In brief, quantum supremacy has not been achieved, but he still has hopes based on theoretical considerations from 30 years ago, and recent progress in quantum gate fidelity.
And he hints that at some point, researchers might hold back on public announcements, just as 1940 research into fission bombs avoided publishing how to build a bomb.
I think that artificial general super intelligence is potentially a lot more dangerous than quantum computers, and so there would be more reason to hold back on that. Maybe OpenAI or Google or Microsoft is holding back, but I doubt it. They are locked in a high-stakes competition.
He makes this ominous comment:
Similarly, at some point, the people doing detailed estimates of how many physical qubits and gates it’ll take to break actually deployed cryptosystems using Shor’s algorithm are going to stop publishing those estimates, if for no other reason than the risk of giving too much information to adversaries.
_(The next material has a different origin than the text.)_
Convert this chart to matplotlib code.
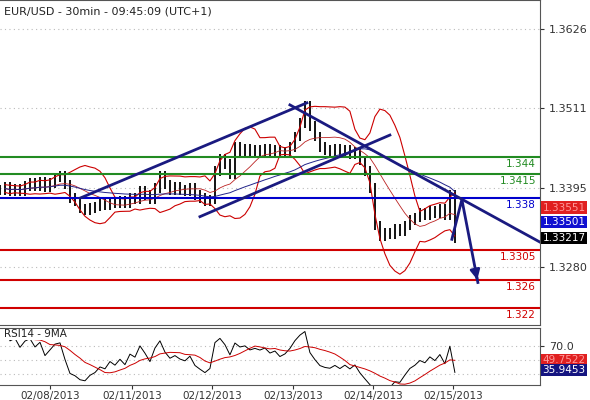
import numpy as np, pandas as pd
import matplotlib
matplotlib.use("Agg")
import matplotlib.pyplot as plt

closes = [1.3392,1.3396,1.3390,1.3394,1.3390,1.3398,1.3402,1.3398,1.3404,1.3396,1.3402,1.3410,1.3412,1.3400,
          1.3380,1.3375,1.3365,1.3362,1.3366,1.3368,1.3372,1.3370,1.3375,1.3372,1.3376,1.3372,1.3380,1.3378,
          1.3390,1.3385,1.3378,1.3395,1.3412,1.3400,1.3392,1.3396,1.3392,1.3390,1.3395,1.3385,1.3380,1.3375,
          1.3378,1.3420,1.3438,1.3430,1.3415,1.3455,1.3448,1.3452,1.3446,1.3450,1.3448,1.3452,1.3447,1.3450,
          1.3445,1.3448,1.3455,1.3470,1.3490,1.3515,1.3485,1.3470,1.3455,1.3450,1.3448,1.3452,1.3446,1.3450,
          1.3444,1.3448,1.3435,1.3420,1.3395,1.3340,1.3325,1.3330,1.3328,1.3335,1.3332,1.3340,1.3348,1.3352,
          1.3358,1.3355,1.3362,1.3358,1.3365,1.3355,1.3385,1.3322]
step = 5
date_pos = [50,132,212,293,373,453]
date_labels = ["02/08/2013","02/11/2013","02/12/2013","02/13/2013","02/14/2013","02/15/2013"]
green_levels = [1.344, 1.3415]
blue_levels = [1.338]
red_levels = [1.3305, 1.326, 1.322]
price_ticks = [1.3626, 1.3511, 1.3395, 1.3280]
trend_lines = [((80,1.3380),(307,1.3519)), ((200,1.3353),(390,1.3472)), ((290,1.3516),(540,1.3316))]
arrow_path = [(452,1.3320),(462,1.3378),(478,1.3257)]
last_high, last_mid, last_close = 1.33551, 1.33501, 1.33217
rsi_last, rsi_ma_last = 35.9453, 49.7522

c = pd.Series(closes)
x = np.arange(len(closes))*step
mid = c.rolling(10, min_periods=2).mean()
sd = c.rolling(10, min_periods=2).std()
ma_long = c.rolling(30, min_periods=2).mean()
d = c.diff()
up = d.clip(lower=0).ewm(alpha=1/6, adjust=False).mean()
dn = (-d.clip(upper=0)).ewm(alpha=1/6, adjust=False).mean()
rsi = 100 - 100/(1+up/(dn+1e-9))
rsi_ma = rsi.rolling(9, min_periods=1).mean()

fig = plt.figure(figsize=(5.9,4.0), dpi=100)
ax = fig.add_axes([0, 0.1875, 0.915, 0.8125])
ax2 = fig.add_axes([0, 0.0375, 0.915, 0.1425])
for a in (ax, ax2):
    a.set_xlim(0, 540)
    a.tick_params(left=False, labelleft=False, right=True, labelright=True, labelsize=8, length=3, colors='#333')
    for s in a.spines.values(): s.set_color('#555'); s.set_linewidth(0.8)
    a.spines['left'].set_visible(False)

ax.set_ylim(1.3195, 1.3669)
ax.set_yticks(price_ticks); ax.set_yticklabels([f"{v:.4f}" for v in price_ticks])
ax.set_xticks([])
for v in price_ticks:
    ax.axhline(v, color='#bbb', ls=(0,(1,3)), lw=0.8)

prev = np.r_[c.iloc[0], c.values[:-1]]
lo = np.minimum(prev, c.values) - 0.0007
hi = np.maximum(prev, c.values) + 0.0007
ax.vlines(x, lo, hi, color='black', lw=1.3)
ax.plot(x, mid, color='#b22', lw=0.6)
ax.plot(x, mid+2*sd, color='#c00', lw=0.8)
ax.plot(x, mid-2*sd, color='#c00', lw=0.8)
ax.plot(x, ma_long, color='#22248a', lw=0.7)

for levels, col in ((green_levels, '#228b22'), (blue_levels, '#0000cc'), (red_levels, '#d00000')):
    for v in levels:
        ax.axhline(v, color=col, lw=1.5)
        ax.text(536, v-0.0003, f"{v}", color=col, ha='right', va='top', fontsize=7.5)
for (p0, p1) in trend_lines:
    ax.plot([p0[0], p1[0]], [p0[1], p1[1]], color='#1a1a80', lw=2)
ax.plot([p[0] for p in arrow_path], [p[1] for p in arrow_path], color='#1a1a80', lw=2)
ax.annotate("", xy=arrow_path[-1], xytext=(arrow_path[-1][0]-1.5, arrow_path[-1][1]+0.0010),
            arrowprops=dict(arrowstyle='-|>', color='#1a1a80', lw=2, mutation_scale=14))
ax.text(4, 1.3660, "EUR/USD - 30min - 09:45:09 (UTC+1)", fontsize=8, va='top', color='#222')

def tag(a, y, txt, fc, tc='white', dy=0):
    a.annotate(txt, xy=(1.0, y), xycoords=a.get_yaxis_transform(), xytext=(2, dy), textcoords='offset points',
               fontsize=7.5, color=tc, va='center', ha='left',
               bbox=dict(boxstyle='square,pad=0.12', fc=fc, ec='none'), annotation_clip=False)
tag(ax, last_close, f"{last_high:.5f}", '#e02020', '#f99', dy=22)
tag(ax, last_close, f"{last_mid:.5f}", '#1010d0', dy=11.5)
tag(ax, last_close, f"{last_close:.5f}", 'black')

ax2.set_ylim(15, 95)
ax2.set_yticks([70]); ax2.set_yticklabels(["70.0"])
for v in (70, 50, 30):
    ax2.axhline(v, color='#bbb', ls=(0,(1,3)), lw=0.8)
ax2.plot(x, rsi, color='black', lw=0.7)
ax2.plot(x, rsi_ma, color='#c00', lw=0.7)
ax2.text(4, 93, "RSI14 - 9MA", fontsize=7.5, va='top', color='#222',
         bbox=dict(fc='white', ec='none', pad=0.5))
tag(ax2, rsi_ma_last, f"{rsi_ma_last:.4f}", '#e02020', '#f99')
tag(ax2, rsi_last, f"{rsi_last:.4f}", '#141480')
ax2.set_xticks(date_pos); ax2.set_xticklabels(date_labels, fontsize=7.5)
ax2.tick_params(axis='x', length=3, pad=1)
fig.savefig("out.png", dpi=100)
Indeed, for all we know, that point may have been passed already. This is the clearest warning that I can offer in public right now about the urgency of migrating to post-quantum cryptosystems, a process that I’m grateful is already underway.The US government is migrating to post-quantum cryptosystems, but I don't think those estimates will help any evil-doers. So far, the quantum computers can only factor 15 = 5x3. It will take quantum computers 50 years to crack today's cryptosystems, even if it is possible.
So Scott is demanding a headlong rush into abandoning well proven ciphers and switch to cockamamie "quantum proof" nonsense? One of the foremost cryptographers around, Dan Bernstein, has spoken out about his reservations about these newfangled ciphers, and with good reason. It's foolhardy to rush into changing away from proven systems for the sake of ......exactly WHAT threat??